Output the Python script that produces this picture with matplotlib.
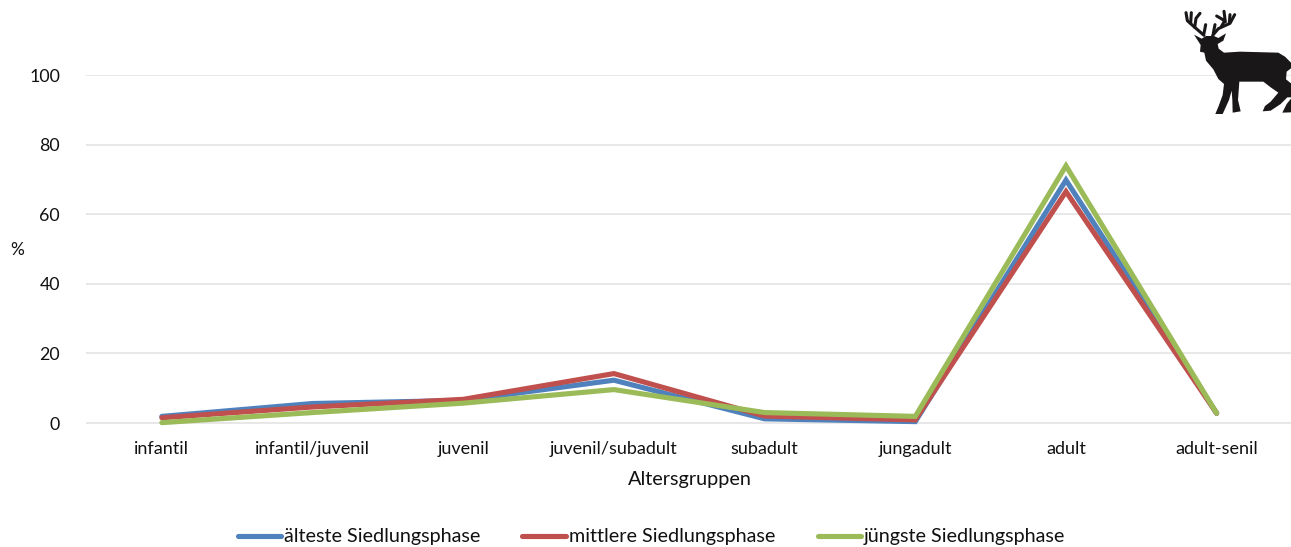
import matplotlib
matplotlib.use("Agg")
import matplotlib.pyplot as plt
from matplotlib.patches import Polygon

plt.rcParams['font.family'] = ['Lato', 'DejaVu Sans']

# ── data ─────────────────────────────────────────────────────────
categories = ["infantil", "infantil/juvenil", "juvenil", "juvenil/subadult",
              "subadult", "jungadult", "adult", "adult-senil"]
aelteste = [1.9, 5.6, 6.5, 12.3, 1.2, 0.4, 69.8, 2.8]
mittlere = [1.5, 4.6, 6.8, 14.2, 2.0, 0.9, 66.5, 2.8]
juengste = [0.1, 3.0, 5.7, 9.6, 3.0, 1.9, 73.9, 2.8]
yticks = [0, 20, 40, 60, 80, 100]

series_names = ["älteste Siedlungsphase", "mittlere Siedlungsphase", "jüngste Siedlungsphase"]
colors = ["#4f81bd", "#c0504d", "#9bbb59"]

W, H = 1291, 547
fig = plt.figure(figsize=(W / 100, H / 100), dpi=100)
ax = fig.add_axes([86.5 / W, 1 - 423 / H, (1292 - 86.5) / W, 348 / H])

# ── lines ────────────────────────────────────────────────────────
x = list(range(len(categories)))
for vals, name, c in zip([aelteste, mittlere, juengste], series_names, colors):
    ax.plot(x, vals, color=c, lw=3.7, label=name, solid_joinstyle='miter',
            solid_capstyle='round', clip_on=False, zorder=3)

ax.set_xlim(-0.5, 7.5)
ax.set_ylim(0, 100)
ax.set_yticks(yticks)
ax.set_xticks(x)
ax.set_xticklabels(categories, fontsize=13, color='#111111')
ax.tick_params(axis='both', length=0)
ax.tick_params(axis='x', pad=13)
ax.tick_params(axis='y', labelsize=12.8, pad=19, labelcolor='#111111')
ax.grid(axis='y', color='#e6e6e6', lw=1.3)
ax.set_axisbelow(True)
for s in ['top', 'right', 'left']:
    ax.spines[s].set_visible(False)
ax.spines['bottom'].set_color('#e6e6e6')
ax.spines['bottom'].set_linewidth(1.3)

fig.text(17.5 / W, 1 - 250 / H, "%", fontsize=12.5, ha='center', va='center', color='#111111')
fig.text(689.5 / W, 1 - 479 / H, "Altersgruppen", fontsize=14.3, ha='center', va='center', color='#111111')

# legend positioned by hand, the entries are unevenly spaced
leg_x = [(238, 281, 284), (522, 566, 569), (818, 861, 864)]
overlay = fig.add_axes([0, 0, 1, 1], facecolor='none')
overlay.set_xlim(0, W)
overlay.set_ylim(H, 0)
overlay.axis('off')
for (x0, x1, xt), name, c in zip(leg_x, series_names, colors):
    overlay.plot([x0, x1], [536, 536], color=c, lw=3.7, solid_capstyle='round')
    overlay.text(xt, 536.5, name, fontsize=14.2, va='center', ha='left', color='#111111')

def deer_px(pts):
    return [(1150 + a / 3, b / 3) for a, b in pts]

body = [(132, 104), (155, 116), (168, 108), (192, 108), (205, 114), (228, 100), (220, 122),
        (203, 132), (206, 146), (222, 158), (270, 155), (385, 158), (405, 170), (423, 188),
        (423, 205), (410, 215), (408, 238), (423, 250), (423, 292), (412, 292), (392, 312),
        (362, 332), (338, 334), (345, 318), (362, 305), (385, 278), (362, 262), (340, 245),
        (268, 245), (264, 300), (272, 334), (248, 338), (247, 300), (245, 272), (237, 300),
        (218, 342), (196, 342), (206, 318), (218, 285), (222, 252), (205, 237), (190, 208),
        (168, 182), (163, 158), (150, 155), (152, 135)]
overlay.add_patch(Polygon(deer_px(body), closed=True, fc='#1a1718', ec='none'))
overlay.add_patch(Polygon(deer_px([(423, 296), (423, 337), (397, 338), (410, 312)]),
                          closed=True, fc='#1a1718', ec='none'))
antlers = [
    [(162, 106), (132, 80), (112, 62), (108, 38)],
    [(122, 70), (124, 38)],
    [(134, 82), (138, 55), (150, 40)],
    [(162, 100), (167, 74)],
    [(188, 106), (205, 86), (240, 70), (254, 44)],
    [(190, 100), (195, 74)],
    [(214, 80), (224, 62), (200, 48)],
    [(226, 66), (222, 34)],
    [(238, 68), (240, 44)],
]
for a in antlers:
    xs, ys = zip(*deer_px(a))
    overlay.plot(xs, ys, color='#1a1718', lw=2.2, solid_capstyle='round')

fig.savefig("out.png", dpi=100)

_ _ _ _ _

• What is required
Leave out the pictures and repeat the lines from the start of the material through the line with "fig.text(689.5 / W, 1", inclusive.

• Worked solution
Output the Python script that produces this picture with matplotlib.
import matplotlib
matplotlib.use("Agg")
import matplotlib.pyplot as plt
from matplotlib.patches import Polygon

plt.rcParams['font.family'] = ['Lato', 'DejaVu Sans']

# ── data ─────────────────────────────────────────────────────────
categories = ["infantil", "infantil/juvenil", "juvenil", "juvenil/subadult",
              "subadult", "jungadult", "adult", "adult-senil"]
aelteste = [1.9, 5.6, 6.5, 12.3, 1.2, 0.4, 69.8, 2.8]
mittlere = [1.5, 4.6, 6.8, 14.2, 2.0, 0.9, 66.5, 2.8]
juengste = [0.1, 3.0, 5.7, 9.6, 3.0, 1.9, 73.9, 2.8]
yticks = [0, 20, 40, 60, 80, 100]

series_names = ["älteste Siedlungsphase", "mittlere Siedlungsphase", "jüngste Siedlungsphase"]
colors = ["#4f81bd", "#c0504d", "#9bbb59"]

W, H = 1291, 547
fig = plt.figure(figsize=(W / 100, H / 100), dpi=100)
ax = fig.add_axes([86.5 / W, 1 - 423 / H, (1292 - 86.5) / W, 348 / H])

# ── lines ────────────────────────────────────────────────────────
x = list(range(len(categories)))
for vals, name, c in zip([aelteste, mittlere, juengste], series_names, colors):
    ax.plot(x, vals, color=c, lw=3.7, label=name, solid_joinstyle='miter',
            solid_capstyle='round', clip_on=False, zorder=3)

ax.set_xlim(-0.5, 7.5)
ax.set_ylim(0, 100)
ax.set_yticks(yticks)
ax.set_xticks(x)
ax.set_xticklabels(categories, fontsize=13, color='#111111')
ax.tick_params(axis='both', length=0)
ax.tick_params(axis='x', pad=13)
ax.tick_params(axis='y', labelsize=12.8, pad=19, labelcolor='#111111')
ax.grid(axis='y', color='#e6e6e6', lw=1.3)
ax.set_axisbelow(True)
for s in ['top', 'right', 'left']:
    ax.spines[s].set_visible(False)
ax.spines['bottom'].set_color('#e6e6e6')
ax.spines['bottom'].set_linewidth(1.3)

fig.text(17.5 / W, 1 - 250 / H, "%", fontsize=12.5, ha='center', va='center', color='#111111')
fig.text(689.5 / W, 1 - 479 / H, "Altersgruppen", fontsize=14.3, ha='center', va='center', color='#111111')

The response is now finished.